Prevention, not cure

Ultimately, advisers shouldn’t be a distress purchase. Unfortunately, some only learn this when it is too late, which can result in a plethora of issues, from, financial losses, and reputational harm and stress for owners and employees alike. A failure to prepare can force business owners to seek advice at the last minute, from an adviser who may have little to no context of the company, its needs or a history of its finances. This not only can lead to poor decisions made in haste, but last-minute legal advice can be costly, even in comparison to having a more permanent fixture to the company.

Picking the right team

What is equally as important as having a consistent advisory team, is that this team of advisers genuinely know your business: the intricacies of its workings; the people within it; and the working culture. A nimble, experienced team of advisers are more likely to respond quickly and accurately to issues, but with a deeper understanding of the business, should be able to identify issues before they come to fruition, and bolster defences. So, how do you know your team are strong enough?

  1. Do your due diligence. Assess their relevant experience and ask them to explain how they resolved issues for other (anonymised) clients to provide an insight into how they will approach working with you. Check that their values align with your own.
  2. Assess that they have sufficient time to give you the right amount of attention and seek clarity on the service level you should expect. Some professionals will charge on a project-based approach with fee estimates in advance, whereas for pure advisory work it can be difficult to estimate the costs as the issue cannot easily be assessed in advance.
  3. Appoint advisers with different areas of expertise. This offers peace of mind that nuanced issues that may crop up are handled by specialists in that field. It will sometimes be sensible to consolidate this advisory appointment process into a family office.
  4. Employ and deploy them at the right time. It can be easy for business owners, especially in family run-companies, to feel they can handle the running alone, or at least with minimal intervention from others. However, failure to share the load across teams and areas can have big implications.

Understand the ROI

Many struggle with the idea of an ‘open-ended’ time-based advisory fee and recoil from taking advice fearing regular invoices for ‘time spent this month’. This concern is particularly noticeable for first generation entrepreneurial business clients who are used to having clarity on what they are paying for and finessing the scope and fees. The preference can be for a ‘don’t call us, we’ll call you’ approach, which can be hard for some to navigate, given many business owners can struggle to hand the reins over to someone else for assistance, despite this often being critical for business resilience.

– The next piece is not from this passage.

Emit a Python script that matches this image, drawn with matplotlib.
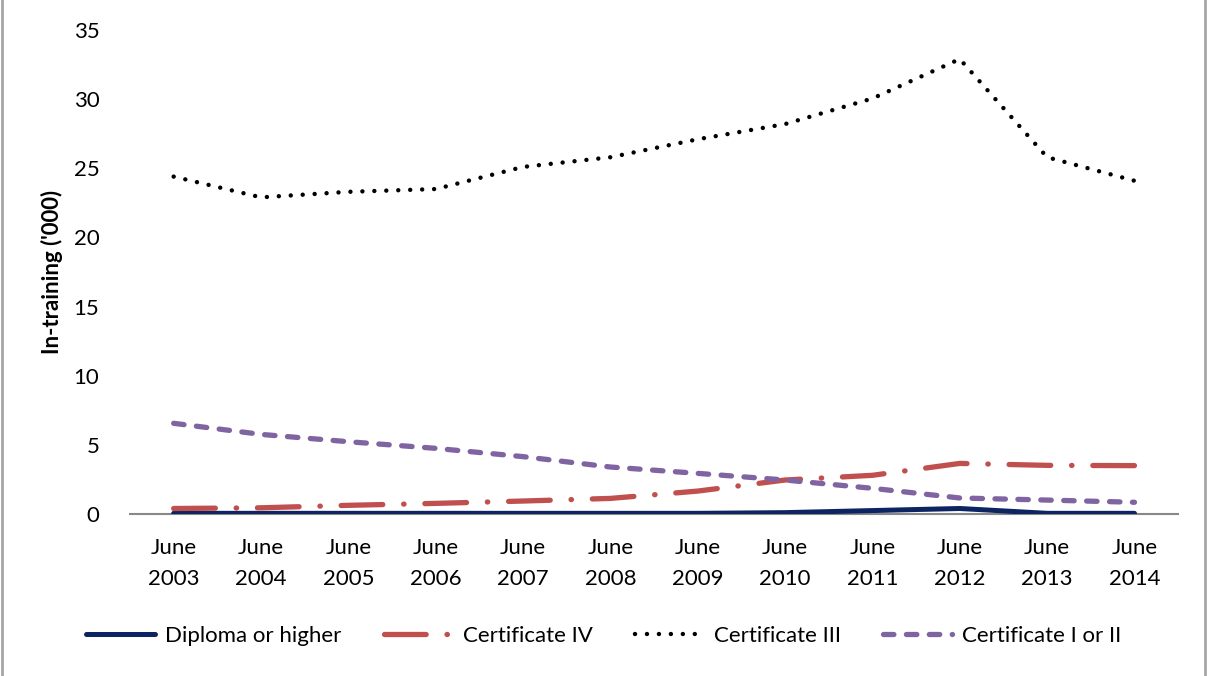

It can be difficult for business owners to see the added value in buying a team who have a ‘watching brief’.  However, firms who do not pay for advisers to have this flexibility and freedom to think proactively are often caught out.  Good advisers will be in high demand, and so need a proper retainer if they are expected to ‘have your back’ in times of crisis. The annual adviser bill needs to become a budgeted cost that is seen as both an insurance and investment in the future. Then the family need to invest their own time to engage properly to achieve the maximum value.

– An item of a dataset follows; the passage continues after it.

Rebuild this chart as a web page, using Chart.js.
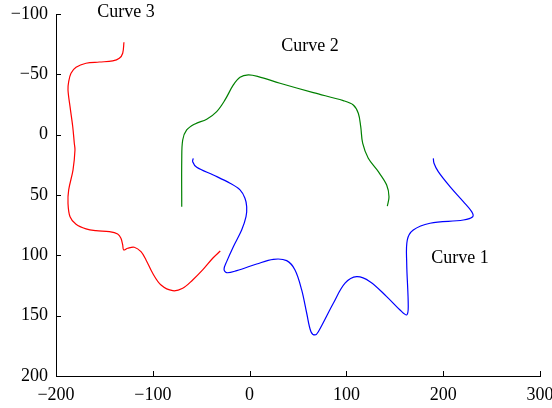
<!DOCTYPE html>
<html lang="en">
<head>
    <meta charset="UTF-8">
    <title>Curves</title>
    <script src="https://cdn.jsdelivr.net/npm/chart.js"></script>
    <style>
        * { margin: 0; padding: 0; box-sizing: border-box; }
        body { background: #fff; }
        .wrap { width: 552px; height: 408px; position: relative; }
    </style>
</head>
<body>
    <div class="wrap"><canvas id="chart"></canvas></div>

    <script>
        // data
        const curve1X = [-58.2, -58.8, -54.6, -37.5, -20.2, -9.9, -4.8, -3.0, -3.7, -8.2, -16.8, -23.7, -26.4, -23.7, -13.3, 7.3, 24.5, 38.3, 46.9, 53.8, 59.0, 63.4, 67.6, 71.0, 86.5, 98.6, 110.6, 124.4, 141.6, 155.4, 162.3, 163.9, 162.3, 162.9, 169.1, 186.4, 220.8, 230.5, 229.4, 220.8, 207.0, 194.9, 190.5, 189.8];
        const curve1Y = [19.6, 22.4, 27.0, 33.4, 40.3, 45.8, 52.7, 59.7, 68.0, 79.0, 92.8, 105.2, 111.5, 114.4, 112.7, 107.2, 103.3, 104.4, 112.1, 128.7, 148.0, 163.3, 166.0, 163.3, 139.7, 123.1, 117.7, 121.8, 134.2, 145.3, 149.4, 142.5, 106.6, 87.3, 79.0, 73.4, 70.7, 68.0, 63.8, 55.5, 43.1, 30.7, 23.7, 19.6];

        const curve2X = [-70.1, -70.1, -69.1, -65.0, -56.4, -44.3, -34.0, -25.4, -16.8, -9.9, -1.3, 9.0, 31.4, 65.8, 96.8, 107.1, 112.3, 114.8, 116.8, 122.6, 133.0, 141.6, 144.0, 142.3];
        const curve2Y = [59.7, 21.0, 4.4, -3.9, -8.9, -12.8, -19.1, -28.8, -41.2, -47.6, -49.5, -48.1, -42.6, -34.8, -28.2, -24.6, -17.7, -6.6, 7.1, 19.6, 30.7, 41.7, 51.4, 59.3];

        const curve3X = [-129.8, -131.1, -134.6, -141.4, -155.3, -169.0, -179.3, -184.5, -186.9, -187.6, -185.5, -182.7, -181.1, -180.4, -182.4, -186.9, -187.6, -185.5, -179.3, -169.0, -158.7, -144.9, -136.3, -132.9, -131.1, -130.1, -125.9, -119.1, -112.2, -107.0, -100.1, -91.5, -79.4, -69.1, -58.8, -48.5, -38.1, -30.3];
        const curve3Y = [-76.6, -67.5, -63.3, -61.1, -60.2, -59.2, -55.9, -50.9, -43.9, -37.0, -23.2, -6.6, 7.1, 12.7, 29.2, 45.8, 56.8, 68.0, 74.3, 78.1, 79.6, 80.4, 82.3, 85.9, 91.4, 95.5, 94.1, 93.3, 97.0, 103.8, 114.9, 124.6, 129.3, 127.3, 120.4, 112.1, 102.4, 96.4];

        const xTicks = [-200, -100, 0, 100, 200, 300];
        const yTicks = [-100, -50, 0, 50, 100, 150, 200];

        const curveLabels = ['Curve 1', 'Curve 2', 'Curve 3'];
        const labelX = [217.4, 62.4, -127.7];
        const labelY = [102.2, -73.5, -101.7];

        const font = 'Liberation Serif, Times New Roman, serif';

        function pts(xs, ys) {
            return xs.map((x, i) => ({ x: x, y: ys[i] }));
        }

        function minus(v) {
            return String(v).replace('-', '\u2212');
        }

        // inward tick marks + curve names
        const extras = {
            id: 'extras',
            afterDraw(chart) {
                const ctx = chart.ctx;
                const xs = chart.scales.x, ys = chart.scales.y;
                const area = chart.chartArea;
                ctx.save();
                ctx.strokeStyle = '#000';
                ctx.lineWidth = 1;
                ctx.beginPath();
                xTicks.forEach(t => {
                    const px = Math.round(xs.getPixelForValue(t)) + 0.5;
                    ctx.moveTo(px, area.bottom);
                    ctx.lineTo(px, area.bottom - 5);
                });
                yTicks.forEach(t => {
                    const py = Math.round(ys.getPixelForValue(t)) + 0.5;
                    ctx.moveTo(area.left, py);
                    ctx.lineTo(area.left + 5, py);
                });
                ctx.stroke();

                ctx.fillStyle = '#000';
                ctx.font = '18px ' + font;
                ctx.textAlign = 'center';
                ctx.textBaseline = 'middle';
                curveLabels.forEach((txt, i) => {
                    ctx.fillText(txt, xs.getPixelForValue(labelX[i]), ys.getPixelForValue(labelY[i]));
                });
                ctx.restore();
            }
        };

        new Chart(document.getElementById('chart'), {
            type: 'scatter',
            data: {
                datasets: [
                    { data: pts(curve1X, curve1Y), borderColor: '#0000ff' },
                    { data: pts(curve2X, curve2Y), borderColor: '#008000' },
                    { data: pts(curve3X, curve3Y), borderColor: '#ff0000' }
                ].map(d => Object.assign(d, {
                    showLine: true,
                    tension: 0.35,
                    borderWidth: 1.2,
                    pointRadius: 0,
                    fill: false
                }))
            },
            options: {
                responsive: true,
                maintainAspectRatio: false,
                animation: false,
                layout: { padding: { left: 0, right: 12, top: 14, bottom: 0 } },
                plugins: {
                    legend: { display: false },
                    tooltip: { enabled: false }
                },
                scales: {
                    x: {
                        type: 'linear',
                        min: -200,
                        max: 300,
                        afterBuildTicks: s => { s.ticks = xTicks.map(v => ({ value: v })); },
                        afterFit: s => { s.height = 32; s.paddingLeft = 0; s.paddingRight = 0; },
                        grid: { display: false, drawTicks: false },
                        border: { display: true, color: '#000', width: 1 },
                        ticks: {
                            padding: 8,
                            color: '#000',
                            font: { family: font, size: 18 },
                            maxRotation: 0,
                            callback: v => minus(v)
                        }
                    },
                    y: {
                        type: 'linear',
                        reverse: true,
                        min: -100,
                        max: 200,
                        afterBuildTicks: s => { s.ticks = yTicks.map(v => ({ value: v })); },
                        afterFit: s => { s.width = 56; s.paddingTop = 0; s.paddingBottom = 0; },
                        grid: { display: false, drawTicks: false },
                        border: { display: true, color: '#000', width: 1 },
                        ticks: {
                            padding: 8,
                            color: '#000',
                            font: { family: font, size: 18 },
                            callback: v => minus(v)
                        }
                    }
                }
            },
            plugins: [extras]
        });
    </script>
</body>
</html>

Lean on them for the difficult conversations

Not only are advisers crucial for day-to-day business running, but they can also help with long-term vision and planning. Implementing a succession plan, or an ‘Emergency Board Plan’, forces individuals and businesses to confront mortality – be that personally or that of the business. Advisers will take a critical view on business performance, and flag areas of concern and the strongest leaders that can fill roles effectively one day, one week or one year into the contingency approach. This is another benefit of nurturing a team that have a deep-rooted understanding of the business; as the next generation will also feel in safe hands, making what is often a turbulent and challenging time much smoother.

Whilst advisers are undoubtedly a cost consideration, they really are a key element of a harmonious and successful business. They should be considered an extension of the team, rather than an external resource that is only called upon in times of need. It can be a lengthy process, but investment in these relationships can save many headaches down the line – which as a business owner, is always appreciated.